Randle particularly likes the diversification and year-round income aspects of Whatley’s plan. He’s also convinced that — at least in his area, near Auburn University — clientele membership clubs can work. “At first I couldn’t believe that people would pay me money to harvest my crops,” he says, “but I’ve found that they will. It gives them a chance to feel they have a hand in putting food on their tables.” Yet he plans to keep a strict limit on the number of his clients (last year, he had only 25 members, people who heard about his farm from friends). For one thing, Frank doubts that a 25-acre farm could support 1,000 members (“I’ve had individuals who picked five or six gallons of berries in a single visit!”). More important, he really doesn’t want hundreds of people coming on his property. “I’m a rather private individual,” Mr. Randle says, “and my family lives right here on the place. Besides, I have a lot of bees around. So I’d rather have fewer members, hire high schoolers to help me harvest the rest of the crops, and sell some produce to wholesalers and at local farm stands.”

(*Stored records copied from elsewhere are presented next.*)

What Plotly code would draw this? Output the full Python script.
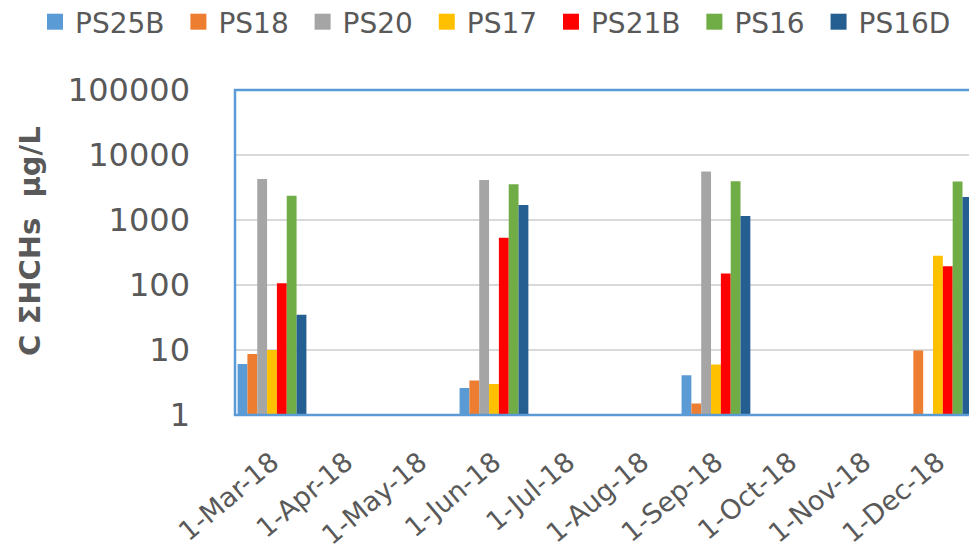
import plotly.graph_objects as go

# Sampling months (one category slot per month)
months = ["1-Mar-18", "1-Apr-18", "1-May-18", "1-Jun-18", "1-Jul-18",
          "1-Aug-18", "1-Sep-18", "1-Oct-18", "1-Nov-18", "1-Dec-18"]

# Sum of HCHs concentration (µg/L) per well; None = not sampled
ps25b = [6.1, None, None, 2.6, None, None, 4.1, None, None, None]
ps18 = [8.7, None, None, 3.4, None, None, 1.5, None, None, 9.8]
ps20 = [4270, None, None, 4120, None, None, 5560, None, None, None]
ps17 = [10, None, None, 3.0, None, None, 6.0, None, None, 283]
ps21b = [106, None, None, 535, None, None, 150, None, None, 194]
ps16 = [2370, None, None, 3540, None, None, 3940, None, None, 3900]
ps16d = [35, None, None, 1700, None, None, 1150, None, None, 2260]

series_names = ["PS25B", "PS18", "PS20", "PS17", "PS21B", "PS16", "PS16D"]
series_values = [ps25b, ps18, ps20, ps17, ps21b, ps16, ps16d]
colors = ["#5B9BD5", "#ED7D31", "#A5A5A5", "#FFC000", "#FF0000", "#70AD47", "#255E91"]

y_ticks = [1, 10, 100, 1000, 10000, 100000]

TEXT = "#595959"
FONT = "DejaVu Sans"

fig = go.Figure()
for name, vals, col in zip(series_names, series_values, colors):
    fig.add_trace(go.Bar(x=months, y=vals, name=name, marker_color=col,
                         marker_line_width=0, showlegend=False))
# legend entries with larger square swatches
for name, col in zip(series_names, colors):
    fig.add_trace(go.Scatter(x=[None], y=[None], mode="markers",
                             name=name + "\u00a0",
                             marker=dict(symbol="square", size=16, color=col),
                             showlegend=True))

fig.update_layout(
    width=969, height=553,
    margin=dict(l=235, r=0, t=90, b=138, autoexpand=False),
    paper_bgcolor="white", plot_bgcolor="white",
    barmode="group", bargap=0.07, bargroupgap=0,
    font=dict(family=FONT, color=TEXT),
    legend=dict(orientation="h", xref="paper", yref="paper",
                x=(35 - 235) / 734, xanchor="left",
                y=1 + 93 / 325, yanchor="top",
                font=dict(size=28, color=TEXT, family=FONT),
                itemwidth=30, tracegroupgap=0),
    xaxis=dict(type="category", categoryorder="array", categoryarray=months,
               range=[-0.5, 9.42], showgrid=False, showline=False,
               tickangle=-40, tickfont=dict(size=27, color=TEXT, family=FONT),
               ticks="", ticklabelstandoff=25),
    yaxis=dict(type="log", range=[0, 5], tickvals=y_ticks,
               ticktext=[str(v) for v in y_ticks],
               showgrid=True, gridcolor="#D9D9D9", gridwidth=1.5,
               zeroline=False, showline=False, ticks="",
               tickfont=dict(size=32, color=TEXT, family=FONT),
               ticklabelstandoff=44),
    shapes=[dict(type="rect", xref="paper", yref="paper", x0=0, x1=1.05,
                 y0=0, y1=1, line=dict(color="#5B9BD5", width=2.5),
                 layer="above")],
    annotations=[dict(text="<b>C ΣHCHs \u00a0µg/L</b>", xref="paper", yref="paper",
                      x=(30 - 235) / 734, y=(415 - 241) / 325, textangle=-90,
                      showarrow=False, xanchor="center", yanchor="middle",
                      font=dict(size=29, color=TEXT, family=FONT))],
)

fig.write_html("out.html")
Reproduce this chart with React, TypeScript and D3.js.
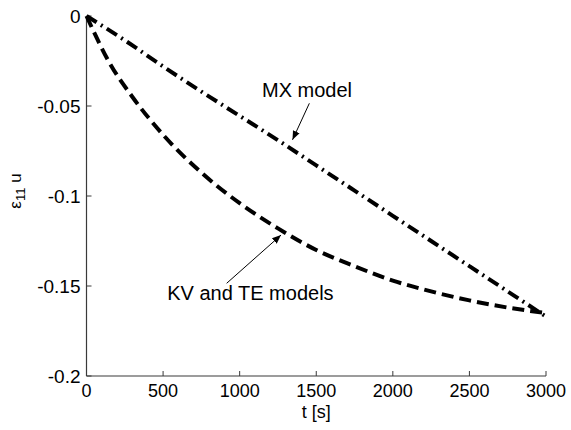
import React, { useRef, useEffect } from 'react';
import * as d3 from 'd3';

// time samples [s] and strain values
const kvTime = [0, 150, 300, 500, 750, 1000, 1250, 1500, 1750, 2000, 2250, 2500, 2750, 3000];
const kvStrain = [0, -0.026, -0.045, -0.066, -0.087, -0.104, -0.118, -0.13, -0.139, -0.147, -0.153, -0.158, -0.162, -0.165];

const mxTime = [0, 250, 500, 750, 1000, 1250, 1500, 1750, 2000, 2250, 2500, 2750, 3000];
const mxStrain = [0, -0.0135, -0.028, -0.042, -0.0555, -0.069, -0.083, -0.097, -0.111, -0.125, -0.139, -0.153, -0.167];

const xTicks = [0, 500, 1000, 1500, 2000, 2500, 3000];
const yTicks = [0, -0.05, -0.1, -0.15, -0.2];
const yTickLabels = ['0', '-0.05', '-0.1', '-0.15', '-0.2'];

const annotations = [
  { label: 'MX model', textT: 1440, textE: -0.045, tipT: 1345, tipE: -0.0688, fromT: 1455, fromE: -0.0485 },
  { label: 'KV and TE models', textT: 1070, textE: -0.158, tipT: 1270, tipE: -0.1217, fromT: 915, fromE: -0.1485 },
];

const App = () => {
  const ref = useRef<SVGSVGElement>(null);

  useEffect(() => {
    const svg = d3.select(ref.current);
    svg.selectAll('*').remove();

    const width = 571;
    const height = 430;
    const margin = { top: 16, right: 25, bottom: 54, left: 86.5 };
    const font = 'Arial, "Liberation Sans", Helvetica, sans-serif';

    const x = d3.scaleLinear().domain([0, 3000]).range([margin.left, width - margin.right]);
    const y = d3.scaleLinear().domain([-0.2, 0]).range([height - margin.bottom, margin.top]);

    svg.attr('width', width).attr('height', height);
    svg.append('rect').attr('width', width).attr('height', height).attr('fill', '#fff');

    const axisColor = '#3a3a3a';

    // x axis
    const gx = svg.append('g').attr('transform', `translate(0,${y(-0.2)})`);
    gx.append('line')
      .attr('x1', x(0)).attr('x2', x(3000))
      .attr('stroke', axisColor).attr('stroke-width', 1.2);
    xTicks.forEach(t => {
      gx.append('line')
        .attr('x1', x(t)).attr('x2', x(t)).attr('y1', 0).attr('y2', -5)
        .attr('stroke', axisColor).attr('stroke-width', 1);
      gx.append('text')
        .attr('x', x(t)).attr('y', 21)
        .attr('text-anchor', 'middle')
        .attr('font-family', font).attr('font-size', 18)
        .attr('fill', '#000')
        .text(String(t));
    });

    // y axis
    const gy = svg.append('g').attr('transform', `translate(${x(0)},0)`);
    gy.append('line')
      .attr('y1', y(0)).attr('y2', y(-0.2))
      .attr('stroke', axisColor).attr('stroke-width', 1.2);
    yTicks.forEach((v, i) => {
      gy.append('line')
        .attr('y1', y(v)).attr('y2', y(v)).attr('x1', 0).attr('x2', 5)
        .attr('stroke', axisColor).attr('stroke-width', 1);
      gy.append('text')
        .attr('x', -6).attr('y', y(v))
        .attr('dy', '0.36em')
        .attr('text-anchor', 'end')
        .attr('font-family', font).attr('font-size', 19)
        .attr('fill', '#000')
        .text(yTickLabels[i]);
    });

    // axis titles
    svg.append('text')
      .attr('x', (x(0) + x(3000)) / 2).attr('y', 418)
      .attr('text-anchor', 'middle')
      .attr('font-family', font).attr('font-size', 18)
      .text('t [s]');

    const yl = svg.append('text')
      .attr('transform', 'translate(21,191) rotate(-90)')
      .attr('text-anchor', 'middle')
      .attr('font-family', font).attr('font-size', 17);
    yl.append('tspan').text('ε');
    yl.append('tspan').attr('font-size', 13).attr('dy', 4).text('11');
    yl.append('tspan').attr('dy', -4).text(' u');

    // curves
    const line = d3.line<[number, number]>()
      .x(d => x(d[0]))
      .y(d => y(d[1]))
      .curve(d3.curveMonotoneX);

    const kv = kvTime.map((t, i) => [t, kvStrain[i]] as [number, number]);
    const mx = mxTime.map((t, i) => [t, mxStrain[i]] as [number, number]);

    svg.append('path')
      .attr('d', line(mx))
      .attr('fill', 'none')
      .attr('stroke', '#000')
      .attr('stroke-width', 4)
      .attr('stroke-dasharray', '12,5,2,5');

    svg.append('path')
      .attr('d', line(kv))
      .attr('fill', 'none')
      .attr('stroke', '#000')
      .attr('stroke-width', 4)
      .attr('stroke-dasharray', '12,6');

    // annotations
    svg.append('defs').append('marker')
      .attr('id', 'arrowhead')
      .attr('viewBox', '0 0 10 10')
      .attr('refX', 10).attr('refY', 5)
      .attr('markerWidth', 9).attr('markerHeight', 9)
      .attr('markerUnits', 'userSpaceOnUse')
      .attr('orient', 'auto')
      .append('path')
      .attr('d', 'M0,1 L10,5 L0,9 Z')
      .attr('fill', '#000');

    annotations.forEach(a => {
      svg.append('line')
        .attr('x1', x(a.fromT)).attr('y1', y(a.fromE))
        .attr('x2', x(a.tipT)).attr('y2', y(a.tipE))
        .attr('stroke', '#000').attr('stroke-width', 1)
        .attr('marker-end', 'url(#arrowhead)');
      svg.append('text')
        .attr('x', x(a.textT)).attr('y', y(a.textE))
        .attr('text-anchor', 'middle')
        .attr('font-family', font).attr('font-size', 20)
        .attr('fill', '#000')
        .text(a.label);
    });
  }, []);

  return <svg ref={ref} style={{ position: 'absolute', left: 0, top: 0 }} />;
};

export default App;
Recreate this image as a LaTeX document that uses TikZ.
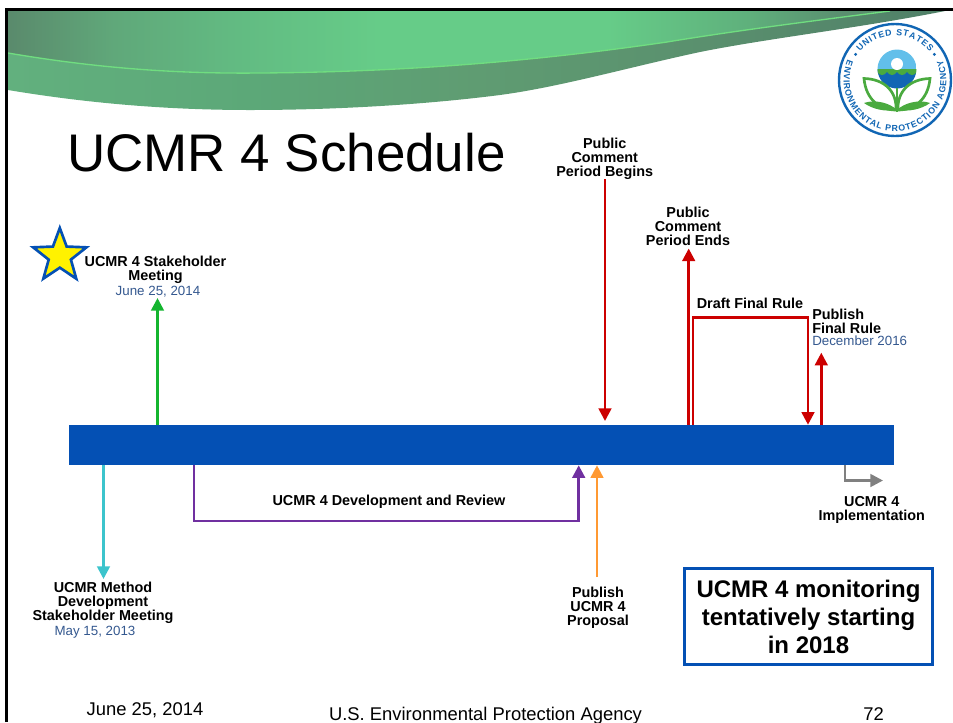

Having seen — in his capacity as state apiarist — many novices fail at large-scale beekeeping, Randle tempers his enthusiasm with caution when he talks about Whatley’s small-farm scheme: “This plan demands an extremely high level of management . . . the kind of farming knowledge that’s not easy to come by … and a tremendous amount of capital — I’d say $100,000 to $125,000, even if you own your land–to purchase your tractor and other equipment, build a fishpond, and pay for fertilizer and plants and insurance. And I question some of Dr. Whatley’s numbers, too. For instance, while bees are essential for pollinating your small fruits, local forage just won’t support an apiary of 60 hives in most areas … so I’d recommend starting off with two or three colonies and building up to 20 or 25 hives. In addition, I think the work will probably demand more than 2.5 people, and I don’t think it would be realistic to expect to gross a full $100,000 even by the fifth year. Still, I think the basic concept of Whatley’s plan is extremely valid.
“One thing is for certain,” Frank continues. “Anyone who’s motivated solely by that $100,000 figure would be a fool to get into this. Farming demands such an investment of time that one must be motivated by love of the land to succeed. I’d say my own goals are to feed other people for a living . . . enjoy being with and raising my family . . . earn a comfortable, middle-class income … be my own boss . . . and leave this place a little better than I found it.”